Let F and y both be continuous for simplicity. Knowing that:[tex]

[Malmstrom]

Let F and y both be continuous for simplicity. Knowing that:
$$\int_0^x F'(t)y^2(t) dt = F(x) \quad \forall x \geq 0$$
can you say that the function $$y$$ is bounded? Why? I know that $$\int_0^x F'(t) dt = F(x)$$ but I can't find a suitable inequality to prove rigorously that y is bounded.

 

[mathman]

Let F and y both be continuous for simplicity. Knowing that:
$$\int_0^x F'(t)y^2(t) dt = F(x) \quad \forall x \geq 0$$
can you say that the function $$y$$ is bounded? Why? I know that $$\int_0^x F'(t) dt = F(x)$$ but I can't find a suitable inequality to prove rigorously that y is bounded.

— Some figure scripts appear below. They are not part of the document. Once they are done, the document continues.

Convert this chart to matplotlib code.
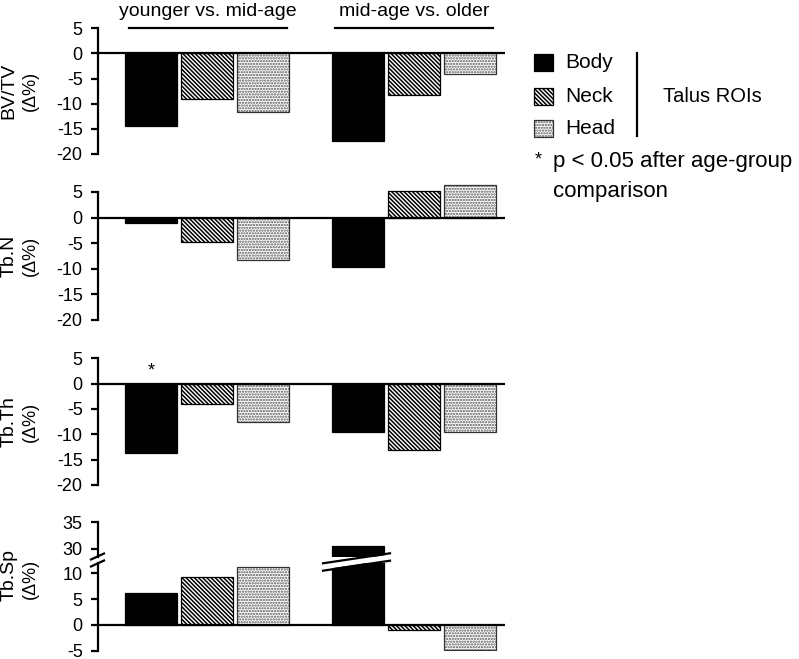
import matplotlib
matplotlib.use("Agg")
import matplotlib.pyplot as plt
from matplotlib.patches import Rectangle, Polygon
import numpy as np

plt.rcParams["font.family"] = ["Liberation Sans", "DejaVu Sans"]
plt.rcParams["hatch.linewidth"] = 1.1

# values (percent change)
rois = ["Body", "Neck", "Head"]
groups = ["younger vs. mid-age", "mid-age vs. older"]

bvtv_young_mid = [-14.4, -9.0, -11.7]
bvtv_mid_old = [-17.5, -8.2, -4.0]
tbn_young_mid = [-1.0, -4.8, -8.3]
tbn_mid_old = [-9.7, 5.2, 6.3]
tbth_young_mid = [-13.7, -4.1, -7.6]
tbth_mid_old = [-9.6, -13.0, -9.5]
tbsp_young_mid = [6.2, 9.3, 11.2]
tbsp_mid_old = [30.6, -1.0, -4.9]

W, H = 799, 659
fig = plt.figure(figsize=(W / 100, H / 100), dpi=100)

fc = ["black", "white", "white"]
ec = ["black", "black", "#333333"]
hc = ["black", "black", "#555555"]   # hatch colour
hatches = [None, "\\" * 8, "." * 6]

# bar positions: 3 bars per group, gap between groups
pos = np.concatenate([np.arange(3), np.arange(3) + 3.7])
width = 0.93
XL = (-0.946, 6.32)


def add_ax(top, bottom):
    return fig.add_axes([98 / W, 1 - bottom / H, (505 - 98) / W, (bottom - top) / H])


def style(ax, ylim, ticks):
    ax.set_xlim(*XL)
    ax.set_ylim(*ylim)
    for s in ["top", "right", "bottom"]:
        ax.spines[s].set_visible(False)
    ax.spines["left"].set_linewidth(1.6)
    ax.set_xticks([])
    ax.set_yticks(ticks)
    ax.set_yticklabels([str(t) for t in ticks])
    ax.tick_params(axis="y", length=5, width=1.6, pad=6, labelsize=13)
    ax.patch.set_alpha(0)


def draw_bars(ax, a, b, clip=False):
    vals = list(a) + list(b)
    for i, v in enumerate(vals):
        k = i % 3
        # fill + hatch, then outline on top
        ax.bar(pos[i], v, width=width, color=fc[k], edgecolor=hc[k],
               hatch=hatches[k], linewidth=0, zorder=2, clip_on=clip)
        ax.bar(pos[i], v, width=width, fill=False, edgecolor=ec[k],
               linewidth=0.9, zorder=2, clip_on=clip)
    ax.axhline(0, color="black", lw=1.6, zorder=3)


panels = [
    ("BV/TV", bvtv_young_mid, bvtv_mid_old, 28.3, 154),
    ("Tb.N", tbn_young_mid, tbn_mid_old, 192, 320),
    ("Tb.Th", tbth_young_mid, tbth_mid_old, 358.3, 485),
]
for name, a, b, top, bot in panels:
    ax = add_ax(top, bot)
    draw_bars(ax, a, b)
    style(ax, (-20, 5), [5, 0, -5, -10, -15, -20])
    fig.text(9 / W, 1 - (top + bot) / 2 / H, name, rotation=90,
             ha="center", va="center", fontsize=14)
    fig.text(30 / W, 1 - (top + bot) / 2 / H, "(\u0394%)", rotation=90,
             ha="center", va="center", fontsize=13)
    if name == "Tb.Th":
        ax.text(pos[0], 0.8, "*", ha="center", va="bottom", fontsize=13)

# Tb.Sp with broken axis
ax_hi = add_ax(522.3, 557)
draw_bars(ax_hi, tbsp_young_mid, tbsp_mid_old, clip=True)
style(ax_hi, (28.5, 35), [30, 35])
ax_lo = add_ax(563, 650.7)
draw_bars(ax_lo, tbsp_young_mid, tbsp_mid_old, clip=True)
style(ax_lo, (-5, 12), [10, 5, 0, -5])
fig.text(9 / W, 1 - 575 / H, "Tb.Sp", rotation=90, ha="center", va="center", fontsize=14)
fig.text(30 / W, 1 - 579 / H, "(\u0394%)", rotation=90, ha="center", va="center", fontsize=13)

# overlay in pixel coordinates for annotations
ov = fig.add_axes([0, 0, 1, 1])
ov.set_xlim(0, W)
ov.set_ylim(H, 0)
ov.axis("off")
ov.patch.set_alpha(0)

# group headers
for g, (x0, x1) in zip(groups, [(129, 287), (335, 493)]):
    ov.plot([x0, x1], [28, 28], color="black", lw=1.6)
    ov.text((x0 + x1) / 2, 11, g, ha="center", va="center", fontsize=14)

# break marks on the axis
for y in [556.5, 563.5]:
    ov.plot([91, 104], [y + 3, y - 3], color="black", lw=1.6)
# break slash across the tall bar
ov.add_patch(Polygon([[323, 564.5], [390, 554.5], [390, 559.5], [323, 569.5]],
                     closed=True, facecolor="white", edgecolor="none", zorder=5))
ov.plot([323, 390], [563.3, 553.3], color="black", lw=1.6, zorder=6)
ov.plot([323, 390], [570.7, 560.7], color="black", lw=1.6, zorder=6)

# legend
for k, (name, yc) in enumerate(zip(rois, [62, 96, 128])):
    ov.add_patch(Rectangle((534, yc - 8.5), 19, 17, facecolor=fc[k], edgecolor=hc[k],
                           hatch=hatches[k], linewidth=0))
    ov.add_patch(Rectangle((534, yc - 8.5), 19, 17, fill=False, edgecolor=ec[k],
                           linewidth=0.9))
    ov.text(565, yc, name, ha="left", va="center", fontsize=15)
ov.plot([637, 637], [53, 136], color="black", lw=1.6)
ov.text(663, 96, "Talus ROIs", ha="left", va="center", fontsize=14.5)
ov.text(538, 160, "*", ha="center", va="center", fontsize=13)
ov.text(553, 166.5, "p < 0.05 after age-group", ha="left", va="baseline", fontsize=16)
ov.text(553, 196.5, "comparison", ha="left", va="baseline", fontsize=16)

fig.savefig("out.png", dpi=100)
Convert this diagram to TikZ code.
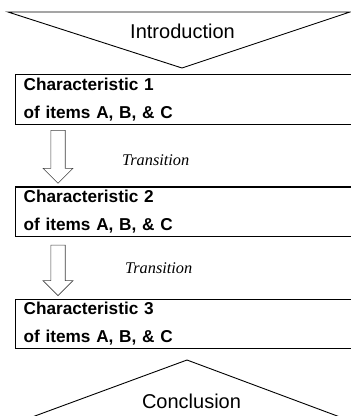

Taking derivatives of both sides F'(x)y²(x)=F'(x) for all x>0, so |y(x)|=1.

 

[Dickfore]

Taking derivatives of both sides F'(x)y²(x)=F'(x) for all x>0, so |y(x)|=1.

Unless, $F(x) = C$ in which case the condition you gave us is $0 = C$. So, if $F(x) \equiv 0$ we can't say anything about the function $y(x)$.

 

[Malmstrom]

Taking derivatives of both sides F'(x)y²(x)=F'(x) for all x>0, so |y(x)|=1.

Thanks, I was missing something very easy.